The model should be used to help select these biased specimens and test conditions. Combinations of specimen configuration and test conditions should be chosen where the model prediction changes rapidly due to variations in one or more parameters. Ideally, multiple tests should be run under similar conditions to understand the degree of scatter that can occur in the test results due to unknown variability in the specimen or procedure.
The observed differences between the model and test results should also be used to quantify the model error. This information can then be incorporated into the reliability analysis as another source of uncertainty.
The validated surrogate model can be built into a reliability-based framework to evaluate the expected performance of a well completion within a planned operating environment. Key model inputs can be expressed as random variables that follow an estimated probability distribution based on available data from similar field operations, geotechnical measurements and models or physical test results. Therefore, in a given scenario, each model input would have an associated probability of occurrence. For instance, a pipe with material yield strength that is slightly above the nominal value would have a high probability of occurrence compared to a pipe with a yield strength that is at the upper bound of the acceptable tolerance set for that grade of material.
The reliability framework then takes the predicted collapse strength from the model for a specific scenario and calculates a probability of occurrence based on the probabilities of occurrence for each of the inputs.

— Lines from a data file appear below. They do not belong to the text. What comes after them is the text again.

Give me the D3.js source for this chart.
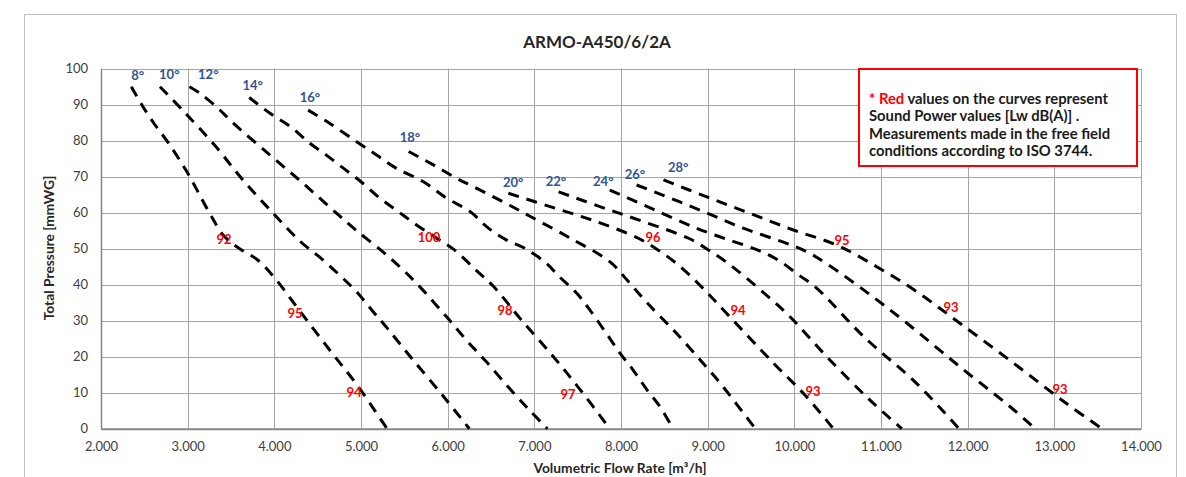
<!DOCTYPE html>
<html>
<head>
<meta charset="utf-8">
<script src="https://cdn.jsdelivr.net/npm/d3@7/dist/d3.min.js"></script>
<style>
  html, body { margin: 0; padding: 0; background: #fff; }
  svg { display: block; font-family: Lato, "Open Sans", sans-serif; }
</style>
</head>
<body>
<svg id="chart" width="1186" height="477"></svg>
<script>
// ---------- DATA ----------
const chartTitle = "ARMO-A450/6/2A";
const xTitle = "Volumetric Flow Rate  [m³/h]";
const yTitle = "Total Pressure [mmWG]";
const xTicks = [2000, 3000, 4000, 5000, 6000, 7000, 8000, 9000, 10000, 11000, 12000, 13000, 14000];
const yTicks = [0, 10, 20, 30, 40, 50, 60, 70, 80, 90, 100];

// blade angle curves: [flow m3/h, total pressure mmWG]
const curve08 = [[2350,95],[2470,90],[2620,84.5],[2780,79.3],[3000,71],[3250,60],[3420,53.5],[3600,50],[3800,47],[4000,42],[4300,32.5],[4650,21.5],[4950,12.3],[5300,0]];
const curve10 = [[2680,95],[2960,88],[3320,78.5],[3640,69],[4000,59.5],[4300,52],[4530,47.5],[4760,42.5],[4950,38],[5140,32.5],[5300,28],[5570,20],[5950,9],[6250,0]];
const curve12 = [[3020,95],[3140,93.2],[3350,89],[3530,84.8],[3950,76],[4330,68.2],[4720,59.8],[4950,55],[5260,49],[5490,44],[5680,39.4],[5990,31],[6220,24.5],[6450,18.5],[6720,11],[6950,5],[7150,0]];
const curve14 = [[3710,92],[3950,87.6],[4180,84],[4410,79.3],[4600,76],[4800,72.3],[5000,68.6],[5220,64],[5430,60.3],[5640,56.6],[5870,53],[6070,49.8],[6330,44],[6530,39.5],[6840,30.5],[7220,20],[7530,10.8],[7870,0]];
const curve16 = [[4390,88.5],[4640,84.8],[4950,79.7],[5180,76],[5410,72.3],[5720,68.6],[5990,64],[6260,60.3],[6470,55.7],[6680,52.4],[6900,50],[7140,45.9],[7290,42.2],[7490,37.6],[7640,33],[7830,26.5],[7990,20.9],[8140,16.3],[8300,10.8],[8450,6.1],[8600,0]];
const curve18 = [[5550,77],[5840,73.2],[6100,69.6],[6300,67.2],[6720,62],[6950,59],[7410,53],[7870,46.4],[8070,41.3],[8300,35],[8640,26.5],[8990,17],[9140,12.8],[9550,0]];
const curve20 = [[6700,65.4],[7220,61.4],[7720,57.5],[8200,52.9],[8430,49.6],[8660,45.5],[8930,39.4],[9220,32],[9760,18.2],[10140,8.9],[10450,0]];
const curve22 = [[7280,65.8],[7780,61.5],[8260,57.5],[8780,52.9],[9000,49.8],[9220,46.2],[9450,41.8],[9740,35.8],[9950,31.1],[10410,19.1],[10870,8],[11240,0]];
const curve24 = [[7870,66.3],[8350,61.2],[8830,56.1],[9080,53.8],[9580,49.6],[9810,46.9],[10050,42.7],[10260,39],[10800,25.6],[11410,12.6],[11900,0]];
const curve26 = [[8180,67.7],[8680,63],[9140,58.4],[9410,55.7],[9910,51.5],[10140,49.2],[10370,45.9],[10830,38],[11300,29.3],[11910,17.2],[12490,6.1],[12780,0]];
const curve28 = [[8490,69.1],[8990,64.4],[9490,59.8],[9990,55.2],[10490,51],[10950,45],[11410,38.1],[11910,29.3],[12530,18.2],[13140,7],[13550,0]];

// blade angle labels
const angleNames = ["8°","10°","12°","14°","16°","18°","20°","22°","24°","26°","28°"];
const angleX = [2423, 2788, 3238, 3750, 4411, 5565, 6757, 7250, 7796, 8161, 8661];
const angleY = [98.2, 98.6, 98.6, 95.6, 92.1, 81.1, 68.5, 68.9, 68.9, 70.7, 72.6];

// sound power labels (red)
const soundValues = ["92","95","94","100","98","97","96","94","93","95","93","93"];
const soundX = [3419, 4238, 4919, 5784, 6661, 7388, 8369, 9350, 10215, 10550, 11807, 13065];
const soundY = [52.6, 32.1, 10.1, 53.2, 33.0, 9.6, 53.3, 33.0, 10.4, 52.4, 33.9, 10.9];

const noteLines = [
  [["* Red", "#ff0000"], [" values on the curves represent", "#1a1a1a"]],
  [["Sound Power values [Lw dB(A)] .", "#1a1a1a"]],
  [["Measurements made in the free field", "#1a1a1a"]],
  [["conditions according to ISO 3744.", "#1a1a1a"]]
];

// ---------- CHART ----------
const curves = [curve08, curve10, curve12, curve14, curve16, curve18, curve20, curve22, curve24, curve26, curve28];
const svg = d3.select("#chart");

const plot = { left: 101, right: 1141, top: 68.7, bottom: 428.7 };
const x = d3.scaleLinear().domain([2000, 14000]).range([plot.left, plot.right]);
const y = d3.scaleLinear().domain([0, 100]).range([plot.bottom, plot.top]);

const locale = d3.formatLocale({ decimal: ",", thousands: ".", grouping: [3], currency: ["", ""] });
const fmt = locale.format(",");

// outer chart border
svg.append("rect")
  .attr("x", 24.5).attr("y", 14.5).attr("width", 1152).attr("height", 480)
  .attr("fill", "none").attr("stroke", "#bfbfbf").attr("stroke-width", 1);

// gridlines
const grid = svg.append("g");
grid.selectAll("line.v").data(xTicks).join("line")
  .attr("x1", d => Math.round(x(d)) + 0.5).attr("x2", d => Math.round(x(d)) + 0.5)
  .attr("y1", plot.top).attr("y2", plot.bottom)
  .attr("stroke", "#a6a6a6").attr("stroke-width", 1);
grid.selectAll("line.h").data(yTicks).join("line")
  .attr("y1", d => Math.round(y(d)) + 0.5).attr("y2", d => Math.round(y(d)) + 0.5)
  .attr("x1", plot.left).attr("x2", plot.right)
  .attr("stroke", "#a6a6a6").attr("stroke-width", 1);

// axes
const xAxis = d3.axisBottom(x).tickValues(xTicks).tickFormat(fmt).tickSize(0).tickPadding(13);
const gx = svg.append("g").attr("transform", `translate(0,${plot.bottom})`).call(xAxis);
gx.select(".domain").attr("stroke", "#868686").attr("stroke-width", 2);
gx.selectAll("text").attr("font-size", 13).attr("fill", "#404040").attr("font-family", "Lato, sans-serif");

const yAxis = d3.axisLeft(y).tickValues(yTicks).tickSize(0).tickPadding(13);
const gy = svg.append("g").attr("transform", `translate(${plot.left},0)`).call(yAxis);
gy.select(".domain").attr("stroke", "#868686").attr("stroke-width", 1.5);
gy.selectAll("text").attr("font-size", 13).attr("fill", "#404040").attr("font-family", "Lato, sans-serif");

// curves
const line = d3.line().x(d => x(d[0])).y(d => y(d[1])).curve(d3.curveCatmullRom.alpha(0.5));
svg.append("g").selectAll("path").data(curves).join("path")
  .attr("d", line)
  .attr("fill", "none")
  .attr("stroke", "#000")
  .attr("stroke-width", 3)
  .attr("stroke-dasharray", "11,8");

// angle labels
svg.append("g").selectAll("text").data(angleNames).join("text")
  .attr("x", (d, i) => x(angleX[i])).attr("y", (d, i) => y(angleY[i]))
  .attr("text-anchor", "middle").attr("dominant-baseline", "central")
  .attr("font-size", 13).attr("font-weight", "bold").attr("fill", "#2f5597")
  .text(d => d);

// sound labels
svg.append("g").selectAll("text").data(soundValues).join("text")
  .attr("x", (d, i) => x(soundX[i])).attr("y", (d, i) => y(soundY[i]))
  .attr("text-anchor", "middle").attr("dominant-baseline", "central")
  .attr("font-size", 13).attr("font-weight", "bold").attr("fill", "#ff0000")
  .text(d => d);

// title
svg.append("text").attr("x", 597).attr("y", 48).attr("text-anchor", "middle")
  .attr("font-size", 17).attr("font-weight", "bold").attr("fill", "#262626").text(chartTitle);

// axis titles
svg.append("text").attr("x", 620).attr("y", 473).attr("text-anchor", "middle")
  .attr("font-size", 13.8).attr("font-weight", "bold").attr("fill", "#262626").text(xTitle);
svg.append("text").attr("transform", "translate(54,248) rotate(-90)").attr("text-anchor", "middle")
  .attr("font-size", 13.8).attr("font-weight", "bold").attr("fill", "#262626").text(yTitle);

// note box
svg.append("rect").attr("x", 859).attr("y", 69).attr("width", 278).attr("height", 97)
  .attr("fill", "#fff").attr("stroke", "#ff0000").attr("stroke-width", 2);
const note = svg.append("g");
noteLines.forEach((parts, i) => {
  const t = note.append("text").attr("x", 869).attr("y", 104 + i * 17.3)
    .attr("font-size", 14.8).attr("font-weight", "bold");
  parts.forEach(p => t.append("tspan").attr("fill", p[1]).text(p[0]));
});
</script>
</body>
</html>
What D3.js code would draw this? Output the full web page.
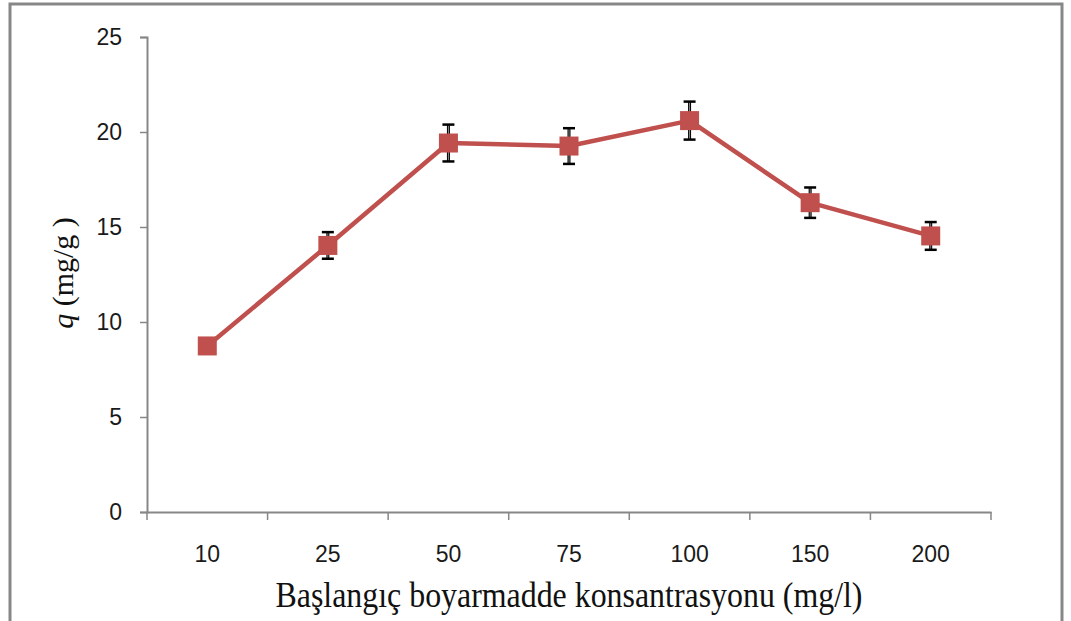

By analyzing millions of randomly selected scenarios, based on the well design and expected operating conditions, the probability of a collapse occuring can be estimated, Fig. 4. This can be expressed as a probability of failure in a given time frame or as reliability, which is the probability that the completion will not collapse in a given time frame.
The final challenge in the reliability-based approach is to set target reliability levels when designing the well tubulars. This requires the designer to acknowledge that there is a chance that the completion could collapse due to unusual variability in the pipe or loading conditions. For example, the reliability-based collapse strength determination in API 5C3 2008 / ISO 10400:2007, adopted a conservative target reliability level of 99.5%.
The value of the new approach is that the reliability of a completion can easily be compared to other components in the well system to ensure that the critical elements have a high probability of remaining serviceable over the expected life of the well.